I hear you, with the draw of that interesting, beautiful and raw river. I like your photos and thought of this part of Los Angeles yesterday while I was skating on a trail. There was this overpass and a lot of graffitti (of course the camera didn't make it into my bag, when will I learn??) so I loved reading this and seeing these photos.
i find the beauty of wasteplaces so very hard to resist. excellent pictures.
Madness, I feel you on that uncontrollable urge to see, to look, to record the river there. I've never seen it personally, but it's considered a classic stretch of graffiti all through graff-dom. In fact, the world's largest graffiti piece was done there in '97 by SABER ONE. You can check it out here. Notice the guy in the middle for scale.
HOWEVER, I have to step in here and correct pixielyn's remarks about the graffiti being "angry" and "powerful." First of all, where do you get the notion that graffiti is "angry?" Is it the sharp angles and harsh colors? Is it the fact that it's illegal? Is it because it's (to you) the fear of the unknown and illegible? Is it because you think that it's all gangs? Warning: do not believe what you read or hear about graffiti. Don't buy into the notion that all of graffiti is bad. It's not all gangs, it's not all thugs. What you are seeing here on the LA river is not gang-related. Trust me.
The only time graffiti can be "angry" is when one guy goes over another guy's piece and then the two have beef with each other. There are, at times, crews who hate each other, and dish it out amongst each other, but what you'll realize with this sort of anger is that it's insular. Not directed towards you, the viewer. Beef is squashed and then everyone moves on.

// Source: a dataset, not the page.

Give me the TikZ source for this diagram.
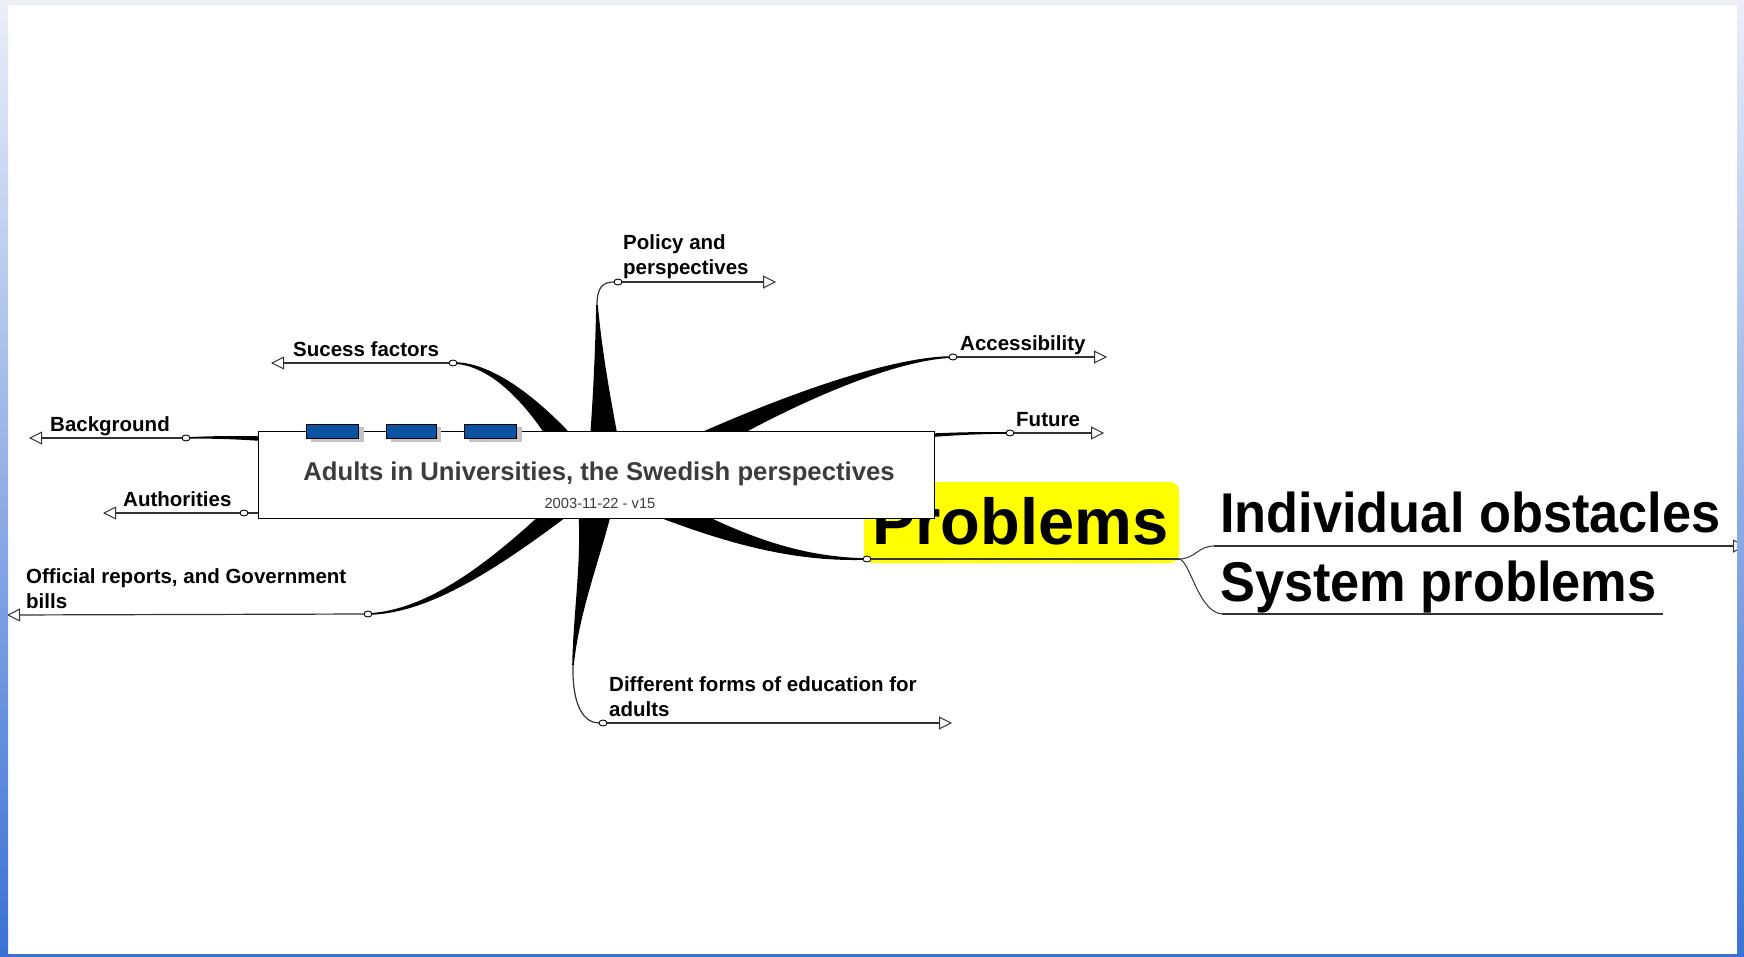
\documentclass[tikz,border=0pt]{standalone}
\usepackage{fontspec}
\setmainfont{Liberation Sans}
\usetikzlibrary{calc,arrows.meta,shapes.geometric}
\definecolor{linegray}{HTML}{333333}
\definecolor{titlegray}{HTML}{3C3C3C}
\definecolor{boxblue}{HTML}{0B52A3}
\definecolor{shadowgray}{HTML}{C4C4C4}
\definecolor{stripTop}{HTML}{ECEEF8}
\definecolor{stripBot}{HTML}{3A72D4}
\definecolor{topbar}{HTML}{EDF0F5}
\definecolor{hilite}{HTML}{FFFF00}
% tapered branch: four centreline points, four half widths
\newcommand\taperfill[8]{%
  \fill[branch] ($(#1)!#5!90:(#2)$) .. controls ($(#2)!#6!90:(#3)$) and ($(#3)!#7!90:(#4)$) .. ($(#4)!#8!-90:(#3)$)
    -- ($(#4)!#8!90:(#3)$) .. controls ($(#3)!#7!-90:(#4)$) and ($(#2)!#6!-90:(#3)$) .. ($(#1)!#5!-90:(#2)$) -- cycle;}
\begin{document}
\begin{tikzpicture}[x=1pt,y=-1pt,
  thinline/.style={draw=linegray, line width=1.2pt},
  arrowline/.style={thinline, -{Triangle[fill=white,length=13pt,width=13pt,line width=1pt]}},
  knob/.style={ellipse, draw=black, fill=white, line width=0.9pt, minimum width=8pt, minimum height=6pt, inner sep=0pt, outer sep=0pt},
  lbl/.style={font=\fontsize{20.5}{25}\selectfont\bfseries, anchor=base west, align=left, inner sep=0pt},
  branch/.style={fill=black},
  bluebox/.style={draw=black, fill=boxblue, line width=0.8pt, minimum height=14pt, inner sep=0pt},
  bigtxt/.style={font=\fontsize{56}{60}\selectfont\bfseries, anchor=base west, inner sep=0pt},
]
\useasboundingbox (0,0) rectangle (1744,957);
% page background
\fill[white] (0,0) rectangle (1744,957);
\fill[topbar] (0,0) rectangle (1744,5);

% centreline points of the tapered branches
\coordinate (sf0) at (588,478); \coordinate (sf1) at (545,410); \coordinate (sf2) at (495,363); \coordinate (sf3) at (453,363);
\coordinate (po0) at (606,475); \coordinate (po1) at (603,418); \coordinate (po2) at (599,362); \coordinate (po3) at (597,305);
\coordinate (ac0) at (645,475); \coordinate (ac1) at (740,420); \coordinate (ac2) at (880,358); \coordinate (ac3) at (953,357);
\coordinate (fu0) at (596,475); \coordinate (fu1) at (780,455); \coordinate (fu2) at (880,432); \coordinate (fu3) at (1010,433);
\coordinate (bg0) at (596,475); \coordinate (bg1) at (420,455); \coordinate (bg2) at (300,434); \coordinate (bg3) at (186,438);
\coordinate (of0) at (600,475); \coordinate (of1) at (520,545); \coordinate (of2) at (440,612); \coordinate (of3) at (368,614);
\coordinate (df0) at (597,470); \coordinate (df1) at (597,540); \coordinate (df2) at (577,600); \coordinate (df3) at (573,665);
\coordinate (pr0) at (596,475); \coordinate (pr1) at (690,520); \coordinate (pr2) at (770,560); \coordinate (pr3) at (867,559);

% Problems highlight
\fill[hilite, rounded corners=9pt] (864,482) rectangle (1179,563);
\node[font=\fontsize{65}{70}\selectfont\bfseries, anchor=base west, inner sep=0pt] (probl) at (872,544) {Problems};

% tapered branches
\taperfill{sf0}{sf1}{sf2}{sf3}{16pt}{7pt}{1.6pt}{0.8pt}
\taperfill{po0}{po1}{po2}{po3}{19pt}{11pt}{4pt}{0.8pt}
\taperfill{ac0}{ac1}{ac2}{ac3}{15pt}{7.5pt}{2pt}{0.8pt}
\taperfill{fu0}{fu1}{fu2}{fu3}{10pt}{5pt}{2pt}{0.8pt}
\taperfill{bg0}{bg1}{bg2}{bg3}{12pt}{6pt}{3pt}{0.7pt}
\taperfill{of0}{of1}{of2}{of3}{13pt}{6pt}{2pt}{0.8pt}
\taperfill{df0}{df1}{df2}{df3}{24pt}{11pt}{3.5pt}{0.8pt}
\taperfill{pr0}{pr1}{pr2}{pr3}{16pt}{10pt}{3pt}{0.8pt}

% central box
\node[draw=black, fill=white, line width=1pt, minimum width=676pt, minimum height=87pt, inner sep=0pt] (cbox) at (596,475) {};
\fill[shadowgray] (311,427) rectangle (364,442);
\fill[shadowgray] (391,427) rectangle (441,442);
\fill[shadowgray] (469,427) rectangle (522,442);
\node[bluebox, minimum width=52pt] (b1) at (332,431) {};
\node[bluebox, minimum width=50pt] (b2) at (411,431) {};
\node[bluebox, minimum width=52pt] (b3) at (490,431) {};
\node[font=\fontsize{25.7}{30}\selectfont\bfseries, text=titlegray, anchor=base, inner sep=0pt] (title) at (599,480) {Adults in Universities, the Swedish perspectives};
\node[font=\fontsize{14.7}{17}\selectfont, text=titlegray, anchor=base, inner sep=0pt] (date) at (600,508) {2003-11-22 - v15};

% knobs
\node[knob] (bgk) at (186,438) {};
\node[knob] (auk) at (244,513) {};
\node[knob] (ofk) at (368,614) {};
\node[knob] (sfk) at (453,363) {};
\node[knob] (pok) at (618,282) {};
\node[knob] (ack) at (953,357) {};
\node[knob] (fuk) at (1010,433) {};
\node[knob] (dfk) at (603,723) {};
\node[knob] (prk) at (867,559) {};

% arrow ends
\coordinate (bgt) at (29,438);
\coordinate (aut) at (103,513);
\coordinate (oft) at (7,615);
\coordinate (sft) at (271,363);
\coordinate (pot) at (776,282);
\coordinate (act) at (1107,357);
\coordinate (fut) at (1104,433);
\coordinate (dft) at (952,723);
\coordinate (prend) at (1179,559);
\coordinate (iostart) at (1214,546);
\coordinate (iot) at (1746,546);
\coordinate (spstart) at (1222,614);
\coordinate (spend) at (1663,614);

\draw[arrowline] (bgk) -- (bgt);
\draw[arrowline] (auk) -- (aut);
\draw[thinline] (auk) -- (auk -| cbox.west);
\draw[arrowline] (ofk) -- (oft);
\draw[arrowline] (sfk) -- (sft);
\draw[arrowline] (pok) -- (pot);
\draw[thinline] (po3) .. controls (597,287) and (603,282) .. (pok.west);
\draw[arrowline] (ack) -- (act);
\draw[arrowline] (fuk) -- (fut);
\draw[arrowline] (dfk) -- (dft);
\draw[thinline] (df3) .. controls (572,708) and (585,723) .. (dfk.west);
\draw[thinline] (prk) -- (prend);
\draw[thinline, line width=1pt] (prend) .. controls (1195,559) and (1198,546) .. (iostart);
\draw[thinline, line width=1pt] (prend) .. controls (1190,560) and (1198,612) .. (spstart);
\draw[arrowline] (iostart) -- (iot);
\draw[thinline] (spstart) -- (spend);

% labels (multi-line labels are placed by their last line)
\node[lbl] (bgl) at (50,431) {Background};
\node[lbl] (aul) at (123,506) {Authorities};
\node[lbl] (ofl) at (26,608) {Official reports, and Government\\bills};
\node[lbl] (sfl) at (293,356) {Sucess factors};
\node[lbl] (pol) at (623,275) {Policy and\\perspectives};
\node[lbl] (acl) at (960,350) {Accessibility};
\node[lbl] (ful) at (1016,426) {Future};
\node[lbl] (dfl) at (609,716) {Different forms of education for\\adults};
\node[bigtxt] (iol) at (1220,532) {\scalebox{0.935}[1]{Individual obstacles}};
\node[bigtxt] (spl) at (1220,601) {\scalebox{0.935}[1]{System problems}};

% window edges
\shade[top color=stripTop, bottom color=stripBot] (0,0) rectangle (8,957);
\shade[top color=stripTop, bottom color=stripBot] (1737,0) rectangle (1744,957);
\fill[stripBot] (0,954) rectangle (1744,957);
\end{tikzpicture}
\end{document}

Don't ever paint graffiti in wide strokes, pixielyn. There are so many layers and shades of grey to graffiti that you'll never ever be able to comprehend. Just like all the different types of artists and art movements in the art world, there are so many different types of graff writers, and not all of them are angry or power-hungry. Each and every one has their own agenda, whether it be for creative reasons, for personal reasons, for political reasons—both legal and illegal. Graff writers are, for the most part, just a bunch of dudes who love to paint and want to hang out with their buddies. And graffiti is everything to them. They live it, breathe it. For some, it's all they got. The connections they make within this subculture will be the only ones they'll ever have—not unlike fellow brothers.
Again, it's not GANGS. Gangs are an entirely different thing. And it's not about ANGER or POWER. Please understand that, and please let others know this.
I'm inspired by your love of the LA River. I think I see beauty in not enough things. When I am in that area and have looked over that same river, I tend to feel down because that whole area of LA feels to me so terribly neglected. Its not right that there should be such enormous disparities between the richest and poorest in this country when there is enough to go around for everyone were so many not so terribly greedy, beginning with our President and V.P. Maybe I am just not seeing enough because i see areas which have been deemed unimportant, "not worth" investing in the way they do in Santa Monica or the Palisades-not that I would want these areas to look like that, but much of east LA seems to me left to fend for itself with not enough resources, support, or caring by the larger community, and it pisses me off. When I have seen the river, it looks starved and whimpering to me, which is why I love that you see something so very different.